1. PREPARATION. Ensure your itinerary is clear, booked up and you have both an electronic and printed copies. Use web-based check-in and get your ticket and seat allocation printed. Ideally aim to have carry-on luggage, which will speed up check-in time substantially. Ensure all your electronics are fully charged – smartphone, media player, Bluetooth headphones, laptop, etc. Ensure all your credit cards are paid off (or payments are up-to-date) and call them if you are traveling abroad – your card can still be refused abroad but chances are significantly lower that a problem will occur. Also take a Visa/MasterCard and an American Express card if possible – not every establishment takes every card. Have some local currency on hand just in case.

Don’t be surprised by roaming charges on your phone – they mount up quickly. Get a local SIM card or Pay-As-You go phone (available at most airports now), or buy a pre-paid roaming package from your carrier before you leave – packages are available for voice, data and text. Bring along contact information for people you will meet (staff, customers, etc.) and also places you will visit (hotels, meeting places, customer/partner sites, etc.). Remember to bring along confirmation numbers of hotel bookings since hotels often find themselves overbooked. Ensure you have company or personal travel insurance – it’s cheap and can save you from significant expense if an emergency occurs.

2. AT THE AIRPORT. Find the most efficient parking that balances cost and ease of getting to the airport terminal; or better still take a taxi. Ensure your travel documents are up-to-date (passport, driving license, visas). Have printed copies of everything (itineraries, boarding cards, etc.). Reduce wearable metals like big belt buckles that will always set the security scanner off. Don’t take any liquids through security greater than your allowance – you will be stopped! Know how to get on-terminal Internet access (either on your mobile phone, or paid/free Wi-Fi on your laptop). At all times remain cool and see all airport staff as good people even when they are a bit stressed.

3. EN-ROUTE. Always apply the golden rule – don’t consume alcohol – it will dehydrate you and actually make you less likely to sleep soundly. Try drinking lots of non-carbonated water, which will energize you instead. Eat healthily before a flight and stay away from airline food, which is highly fattening with lost of additives. Get noise cancelling earphones since they will greatly reduce any jet lag you might suffer. Stretch your legs on a regular basis by walking around if possible – it will make you feel better. Know that bumpy flights are par for the course – try and not stress out them. Having your own “space” now away from phones, you can be productive – start a creative project you now have time to think about, or just catch up on actions and email. Use the time wisely. Also try and have a little downtime to watch a movie, listen to music, or enjoy some non-work reading.

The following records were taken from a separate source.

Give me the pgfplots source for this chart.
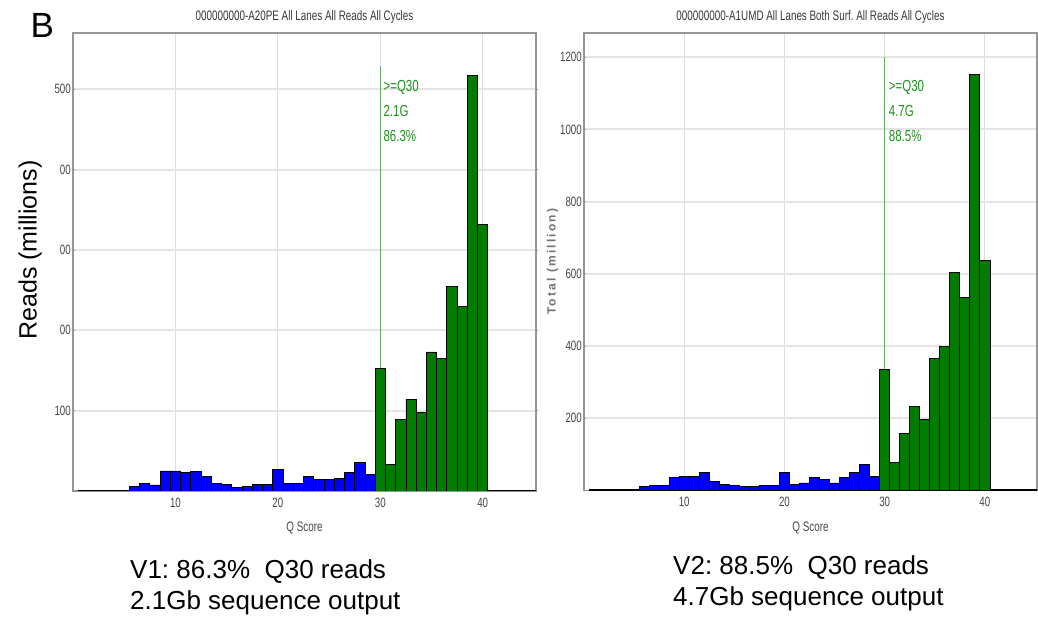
\documentclass[border=0pt]{standalone}
\usepackage{fontspec}
\setmainfont{Liberation Sans}
\newfontfamily\narrowfont[FakeStretch=0.72]{Liberation Sans}
\newfontfamily\spacedfont[LetterSpace=18]{Liberation Sans}
\usepackage{pgfplots}
\pgfplotsset{compat=1.18}
\frenchspacing

\definecolor{qblue}{RGB}{0,0,255}
\definecolor{qgreen}{RGB}{0,125,0}
\definecolor{qtext}{RGB}{30,145,30}
\definecolor{qline}{RGB}{95,175,95}
\definecolor{framegray}{RGB}{150,150,150}
\definecolor{gridx}{RGB}{222,222,222}
\definecolor{gridy}{RGB}{228,228,228}
\definecolor{labelgray}{RGB}{70,70,70}
\definecolor{titlegray}{RGB}{55,55,55}
\definecolor{axlabgray}{RGB}{115,115,115}

\newcommand{\tickfont}{\narrowfont\fontsize{13.5}{15}\selectfont}
\newcommand{\titlefont}{\narrowfont\fontsize{13.7}{15}\selectfont}
\newcommand{\annofont}{\narrowfont\fontsize{16}{18}\selectfont}

\tikzset{
  q30text/.style={anchor=base west, inner sep=0pt, font=\annofont, text=qtext},
  note/.style={anchor=base west, inner sep=0pt, font=\fontsize{26}{30}\selectfont},
}

\pgfplotsset{
  qhist/.style={
    scale only axis,
    anchor=south west,
    xmin=0, xmax=45.2, ymin=0,
    xtick={10,20,30,40},
    xmajorgrids, ymajorgrids,
    x grid style={draw=gridx, line width=0.8pt},
    y grid style={draw=gridy, line width=2pt},
    axis line style={draw=framegray, line width=1.5pt},
    xtick style={draw=none},
    ytick style={draw=framegray, line width=0.8pt},
    tick align=center, major tick length=3pt,
    /pgf/number format/assume math mode=true,
    /pgf/number format/1000 sep={},
    tick label style={font=\tickfont, text=labelgray},
    xticklabel style={anchor=north, inner sep=0pt, yshift=-5pt},
    yticklabel style={anchor=east, inner sep=0pt, xshift=-0.5pt},
    title style={font=\titlefont, text=titlegray, at={(0.5,1)}, anchor=base, yshift=6.3pt},
    xlabel style={font=\titlefont, text=labelgray, at={(0.5,0)}, anchor=base, yshift=-40.7pt},
  },
  lowbar/.style={ybar, bar width=1, bar shift=0pt, fill=qblue, draw=black, line width=0.8pt},
  highbar/.style={ybar, bar width=1, bar shift=0pt, fill=qgreen, draw=black, line width=0.8pt},
  q30mark/.style={draw=qline, line width=0.9pt},
}

\begin{document}
\begin{tikzpicture}
\path[use as bounding box] (0,0) rectangle (1038pt,620pt);

\node[anchor=base west, inner sep=0pt, font=\fontsize{35}{40}\selectfont] at (30.5pt,582pt) {B};

% V1 run
\begin{axis}[qhist,
  at={(73pt,129pt)}, width=463pt, height=458pt,
  ymax=570,
  ytick={100,200,300,400,500},
  yticklabels={100,00,00,00,500},
  title={000000000-A20PE All Lanes All Reads All Cycles},
  xlabel={Q Score},
  ylabel={Reads (millions)},
  ylabel style={font=\fontsize{25}{30}\selectfont, text=black,
    at={(axis description cs:-0.0784,0.526)}, anchor=base},
]
\addplot[q30mark] coordinates {(30,0) (30,529)};
\addplot[lowbar] coordinates {
  (1,1) (2,1) (3,1) (4,1) (5,1) (6,6) (7,9.5) (8,7.5) (9,25) (10,25)
  (11,23) (12,24.5) (13,18) (14,9.5) (15,8) (16,4) (17,6) (18,8) (19,8) (20,27)
  (21,9.5) (22,9.5) (23,18) (24,14) (25,14) (26,16) (27,23) (28,36) (29,21)
};
\addplot[highbar] coordinates {
  (30,152) (31,33) (32,89) (33,114) (34,98) (35,173) (36,165) (37,255)
  (38,230) (39,517) (40,332) (41,1) (42,1) (43,1) (44,1) (45,1)
};
\node[q30text] at (axis cs:30.3,497) {>=Q30};
\node[q30text] at (axis cs:30.3,466) {2.1G};
\node[q30text] at (axis cs:30.3,435) {86.3\%};
\end{axis}

% V2 run
\begin{axis}[qhist,
  at={(584pt,129.5pt)}, width=453pt, height=457.5pt,
  ymax=1267,
  ytick={200,400,600,800,1000,1200},
  title={000000000-A1UMD All Lanes Both Surf. All Reads All Cycles},
  xlabel={Q Score},
  ylabel={\bfseries Total (million)},
  ylabel style={font=\spacedfont\fontsize{12}{14}\selectfont, text=axlabgray,
    at={(axis description cs:-0.0629,0.5)}, anchor=base},
]
\addplot[q30mark] coordinates {(30,0) (30,1201)};
\addplot[lowbar] coordinates {
  (1,2) (2,2) (3,2) (4,2) (5,2) (6,10) (7,15) (8,15) (9,37) (10,39)
  (11,39) (12,51) (13,26) (14,17) (15,14) (16,10) (17,10) (18,15) (19,14) (20,51)
  (21,17) (22,21) (23,36) (24,30) (25,21) (26,36) (27,51) (28,72) (29,39)
};
\addplot[highbar] coordinates {
  (30,336) (31,77) (32,158) (33,233) (34,196) (35,366) (36,399) (37,605)
  (38,535) (39,1151) (40,638) (41,2) (42,2) (43,2) (44,2) (45,2)
};
\node[q30text] at (axis cs:30.4,1104) {>=Q30};
\node[q30text] at (axis cs:30.4,1035) {4.7G};
\node[q30text] at (axis cs:30.4,966) {88.5\%};
\end{axis}

\node[note] at (130pt,41pt) {V1: 86.3\%~~Q30 reads};
\node[note] at (130pt,10pt) {2.1Gb sequence output};
\node[note] at (673pt,45pt) {V2: 88.5\%~~Q30 reads};
\node[note] at (673pt,14pt) {4.7Gb sequence output};
\end{tikzpicture}
\end{document}
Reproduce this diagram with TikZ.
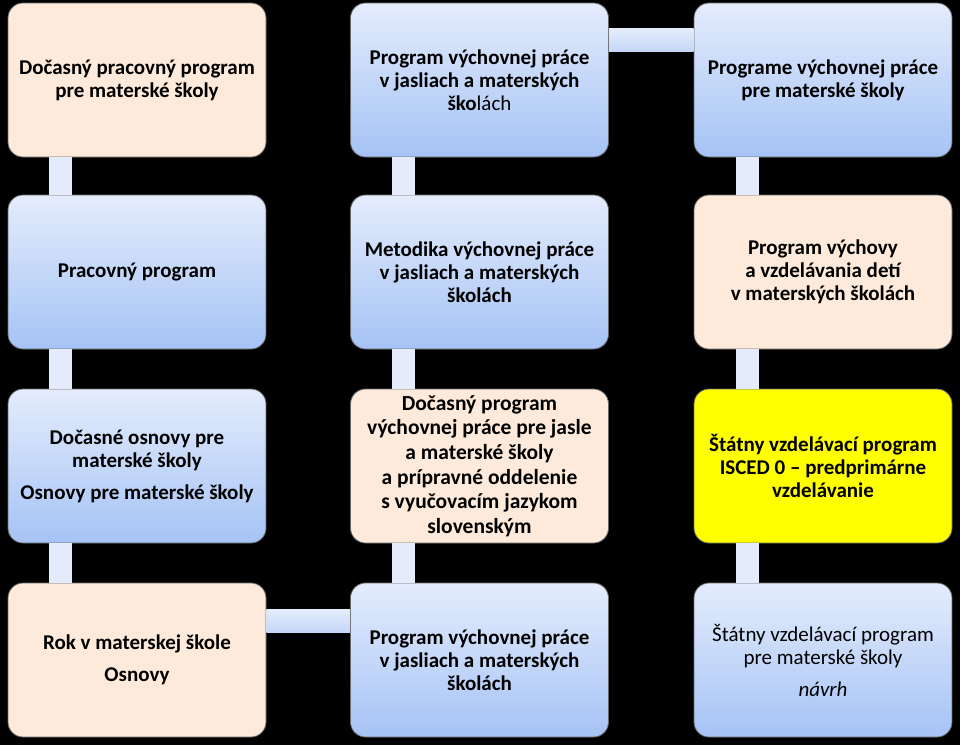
\documentclass[tikz,border=0pt]{standalone}
\usepackage{fontspec}
\setmainfont{Carlito}
\definecolor{boxtop}{RGB}{228, 236, 252}
\definecolor{boxbot}{RGB}{165, 195, 245}
\definecolor{peach}{RGB}{253, 234, 218}
\definecolor{edgegray}{RGB}{105, 105, 105}
\definecolor{bartop}{RGB}{228, 236, 251}
\definecolor{barbot}{RGB}{196, 214, 246}
\definecolor{iscedyellow}{RGB}{255, 255, 0}
\usetikzlibrary{calc}

\begin{document}
\begin{tikzpicture}[x=1pt, y=-1pt,
  card/.style={draw=edgegray, line width=0.8pt, rounded corners=15pt, minimum width=258pt, minimum height=154pt, align=center, inner sep=0pt, font=\fontsize{21}{23}\selectfont\bfseries},
  bluecard/.style={card, top color=boxtop, bottom color=boxbot},
  peachcard/.style={card, fill=peach},
  yellowcard/.style={card, fill=iscedyellow},
  vbar/.style={fill=bartop},
  hbar/.style={top color=bartop, bottom color=barbot}]

  % Background
  \fill[black] (0, 0) rectangle (960, 745);

  % Left column
  \node[peachcard] (l1) at (137, 80) {Dočasný pracovný program\\pre materské školy};
  \node[bluecard] (l2) at (137, 272) {Pracovný program};
  \node[bluecard] (l3) at (137, 466) {Dočasné osnovy pre\\materské školy\\[9pt]Osnovy pre materské školy};
  \node[peachcard] (l4) at (137, 660) {Rok v materskej škole\\[9pt]Osnovy};

  % Middle column
  \node[bluecard] (m1) at (479.5, 80) {Program výchovnej práce\\v jasliach a materských\\ško{\mdseries lách}};
  \node[bluecard] (m2) at (479.5, 272) {Metodika výchovnej práce\\v jasliach a materských\\školách};
  \node[peachcard, font=\fontsize{21.5}{24.6}\selectfont\bfseries] (m3) at (479.5, 466) {Dočasný program\\výchovnej práce pre jasle\\a materské školy\\a prípravné oddelenie\\s vyučovacím jazykom\\slovenským};
  \node[bluecard] (m4) at (479.5, 660) {Program výchovnej práce\\v jasliach a materských\\školách};

  % Right column
  \node[bluecard] (r1) at (823, 80) {Programe výchovnej práce\\pre materské školy};
  \node[peachcard] (r2) at (823, 272) {Program výchovy\\a vzdelávania detí\\v materských školách};
  \node[yellowcard] (r3) at (823, 466) {Štátny vzdelávací program\\ISCED 0 – predprimárne\\vzdelávanie};
  \node[bluecard, font=\fontsize{21}{23}\selectfont] (r4) at (823, 660) {Štátny vzdelávací program\\pre materské školy\\[9pt]\itshape návrh};

  % Vertical links
  \fill[vbar] ([xshift=41pt]l1.south west) rectangle ([xshift=64pt]l2.north west);
  \fill[vbar] ([xshift=41pt]l2.south west) rectangle ([xshift=64pt]l3.north west);
  \fill[vbar] ([xshift=41pt]l3.south west) rectangle ([xshift=64pt]l4.north west);
  \fill[vbar] ([xshift=42pt]m1.south west) rectangle ([xshift=65pt]m2.north west);
  \fill[vbar] ([xshift=42pt]m2.south west) rectangle ([xshift=65pt]m3.north west);
  \fill[vbar] ([xshift=42pt]m3.south west) rectangle ([xshift=65pt]m4.north west);
  \fill[vbar] ([xshift=42pt]r1.south west) rectangle ([xshift=65pt]r2.north west);
  \fill[vbar] ([xshift=42pt]r2.south west) rectangle ([xshift=65pt]r3.north west);
  \fill[vbar] ([xshift=42pt]r3.south west) rectangle ([xshift=65pt]r4.north west);

  % Horizontal links
  \shade[hbar] ([yshift=-26pt]m1.north east) rectangle ([yshift=-49pt]r1.north west);
  \shade[hbar] ([yshift=-27pt]l4.north east) rectangle ([yshift=-50pt]m4.north west);
\end{tikzpicture}
\end{document}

4. ARRIVAL. Check your mobile phone for voicemails and any urgent messages, especially last minute changes to itineraries or plans. Have your luggage easily identifiable (do you know how many black cases there are on a typical carousel)? Know your most efficient get-away plan from the airport (car hire, taxi, etc.). It pays to plan ahead here! Know that if you have checked baggage it will always seem to take longer than you would like! Be cool and stretch those tight muscles.

5. YOUR TIME AWAY. Keep in regular contact with home and the office. Try and get into a regular sleeping pattern (6am starts and midnight finishes are tough on anyone). Minimize alcohol – just because you are away…. Try and keep up to date with email, and if possible build in some slack time in your schedule to do email and make calls. Remember to enjoy yourself – seeing people F2F is the best way of communicating in business. Remain positive no matter what little challenges are sent your way.

6. FLYING HOME Don’t miss the flight. Have all your receipts available for customs if you purchased items abroad. Also have all your business receipts together and complete your expense report before you land (this is real efficiency). Write-up any visit reports, get up-to-date on email and follow through on any actions possible, before being back in the office. Last but not least, find a way of getting home where you are not 100% drained.

It is possible to develop your own set of processes for highly efficient business travel. Now that I am on my third 80-page passport, I have realized that consistency and calmness are great attributes to have while en-route – consistency greatly reduces stress and unpredictability, and calmness smoothes out “life’s little events” that will always be sent to challenge us (if you have ever missed your connection at Chicago’s O’Hare airport at 11.30pm back home, and need to find a place to stay at short notice, you’ll know exactly what I mean).

So, choose to be organized, choose to be efficient, and (most of the time) the universe will reward you with a productive and pleasant travel experience. If not, just chalk it up as another great story for your friends and staff back home. Happy travelling.